By Claire Sibonney
TORONTO | Mon Oct 22, 2012 10:28am EDT
TORONTO (Reuters) - Leading Canadian energy shares tumbled on Monday after the government's shock rejection of a takeover bid for Progress Energy Resources Corp (PRQ.TO) raised fresh doubts about Canada's willingness to accept foreign investment.
Progress plunged 11 percent to C$19.27. Nexen Inc (NXY.TO) was down about 5 percent to C$23.85 on heightened uncertainty over China's CNOOC's C$15.1 billion ($15.24 billion) offer for the energy company.
Canadian Industry Minister Christian Paradis said late Friday night that Petronas' C$5.17 billion ($5.22 billion) bid for Progress - one of the largest owners of exploration lands in the gas-rich Montney shale region in northeastern British Columbia - would not provide the "net benefit" for the country required by Canada's foreign investment laws.

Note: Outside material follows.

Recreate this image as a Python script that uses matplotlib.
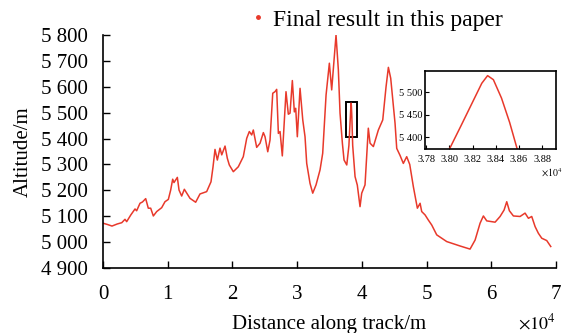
import numpy as np
import matplotlib
matplotlib.use("Agg")
import matplotlib.pyplot as plt
from matplotlib.lines import Line2D
from matplotlib.patches import Rectangle

plt.rcParams['font.family'] = ['Liberation Serif', 'DejaVu Serif']
plt.rcParams['mathtext.fontset'] = 'stix'

# track profile (distance in m, altitude in m)
dist = [0, 700, 1390, 2200, 2900, 3400, 3660, 4300, 4950, 5200, 5720, 6100, 6600,
        7000, 7370, 7780, 8300, 9070, 9580, 10100, 10460, 10770, 10970, 11490,
        11750, 12160, 12570, 13450, 14320, 14990, 16020, 16690, 17000, 17310,
        17670, 18080, 18350, 18860, 19210, 19520, 20140, 20910, 21680, 22210,
        22610, 22980, 23230, 23750, 24270, 24780, 25040, 25460, 25810, 26230,
        26580, 26840, 27100, 27360, 27710, 28280, 28640, 28900, 29260, 29570,
        29780, 30030, 30450, 30870, 31220, 31480, 31990, 32410, 32920, 33540,
        33950, 34470, 34980, 35340, 36010, 36370, 36630, 37000, 37250, 37670,
        38000, 38100, 38200, 38280, 38330, 38380, 38450, 38520, 38586, 38950,
        39300, 39720, 39980, 40490, 41000, 41270, 41780, 42550, 43230, 43740,
        44100, 44460, 45130, 45390, 45900, 46410, 46930, 47400, 47960, 48580,
        49000, 49250, 49770, 50280, 50800, 51570, 53120, 55180, 56720, 57500,
        58270, 58780, 59300, 60590, 61360, 61980, 62390, 62800, 63420, 64450,
        65220, 65740, 66250, 66770, 67280, 67800, 68570, 69190]
alt = [5073, 5068, 5062, 5070, 5075, 5088, 5079, 5105, 5128, 5121, 5150, 5155, 5168,
       5131, 5131, 5101, 5118, 5133, 5156, 5165, 5201, 5243, 5230, 5250,
       5201, 5178, 5204, 5169, 5154, 5186, 5195, 5233, 5290, 5358,
       5317, 5363, 5337, 5371, 5324, 5298, 5272, 5291, 5330, 5401,
       5427, 5414, 5433, 5366, 5382, 5423, 5407, 5349, 5394, 5575,
       5581, 5590, 5420, 5427, 5333, 5581, 5494, 5498, 5624, 5503,
       5517, 5407, 5594, 5472, 5407, 5304, 5227, 5189, 5221, 5279,
       5343, 5568, 5691, 5588, 5800, 5665, 5498, 5380, 5317, 5298,
       5373, 5425, 5478, 5520, 5537, 5528, 5487, 5433, 5373, 5253,
       5220, 5137, 5189, 5221, 5440, 5382, 5369, 5433, 5472, 5600,
       5675, 5633, 5459, 5362, 5335, 5304, 5330, 5300, 5214, 5131,
       5150, 5118, 5105, 5085, 5066, 5028, 5002, 4985, 4973, 5008,
       5073, 5101, 5082, 5077, 5099, 5124, 5156, 5121, 5101, 5099,
       5112, 5092, 5099, 5060, 5034, 5015, 5006, 4983]

yticks = [4900, 5000, 5100, 5200, 5300, 5400, 5500, 5600, 5700, 5800]
xticks = [0, 10000, 20000, 30000, 40000, 50000, 60000, 70000]
inset_xticks = [37800, 38000, 38200, 38400, 38600, 38800]
inset_yticks = [5400, 5450, 5500]
box = (37510, 5405, 1700, 137)  # zoomed window marker

red = '#e8392b'

fig = plt.figure(figsize=(5.64, 3.33), dpi=100)
ax = fig.add_axes([0.1826, 0.1952, 0.8032, 0.6997])
ax.plot(dist, alt, color=red, lw=1.1)
ax.set_xlim(0, 70000)
ax.set_ylim(4900, 5800)
ax.set_xticks(xticks)
ax.set_xticklabels([str(x // 10000) for x in xticks])
ax.set_yticks(yticks)
ax.set_yticklabels(['%d %03d' % (y // 1000, y % 1000) for y in yticks])
ax.tick_params(direction='in', labelsize=15, length=5, width=1)
ax.tick_params(axis='x', pad=12)
ax.tick_params(axis='y', pad=11)
for s in ['top', 'right']:
    ax.spines[s].set_visible(False)
for s in ['left', 'bottom']:
    ax.spines[s].set_linewidth(1.2)
ax.set_xlabel('Distance along track/m', fontsize=15, labelpad=8)
ax.set_ylabel('Altitude/m', fontsize=15, labelpad=6)
ax.text(1.0, -0.235, r'$\times 10^4$', transform=ax.transAxes, fontsize=13,
        ha='right', va='center')
ax.add_patch(Rectangle(box[:2], box[2], box[3], fill=False, ec='black', lw=1.4))

handle = Line2D([], [], color=red, marker='.', ls='none', markersize=5)
fig.legend([handle], ['Final result in this paper'], loc='center',
           bbox_to_anchor=(0.664, 0.94), frameon=False, fontsize=17,
           handletextpad=0.1, handlelength=1.0)

# inset
ins = fig.add_axes([0.7535, 0.5517, 0.2323, 0.236])
ins.plot(dist, alt, color=red, lw=1.1)
ins.set_xlim(37790, 38920)
ins.set_ylim(5373, 5548)
ins.set_xticks(inset_xticks)
ins.set_xticklabels(['%.2f' % (x / 10000) for x in inset_xticks])
ins.set_yticks(inset_yticks)
ins.set_yticklabels(['%d %03d' % (y // 1000, y % 1000) for y in inset_yticks])
ins.tick_params(direction='in', labelsize=7.5, length=3)
ins.tick_params(axis='x', pad=4)
ins.tick_params(axis='y', pad=2)
for s in ins.spines.values():
    s.set_linewidth(1.2)
ins.text(1.046, -0.3, r'$\times 10^4$', transform=ins.transAxes, fontsize=7,
         ha='right', va='center')

fig.savefig('out.png', dpi=100)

The move prompted more questions about other, bigger bids and about Canada's willingness to let in foreign investors.
Other top decliners on Toronto Stock Exchange's S&P/TSX composite index .GSPTSE were Encana Corp (ECA.TO), which lost 2.7 percent to C$23.13 and Talisman Energy (TLM.TO), down 2.5 percent to C$12.72.
Mid-tier energy companies, which typically carry a takeover premium, were hit especially hard. Major decliners that space included Birchcliff Energy (BIR.TO), down 3.5 percent to C$8.34 and Advantage Oil and Gas (AAV.TO), off 4.4 percent to C$3.74.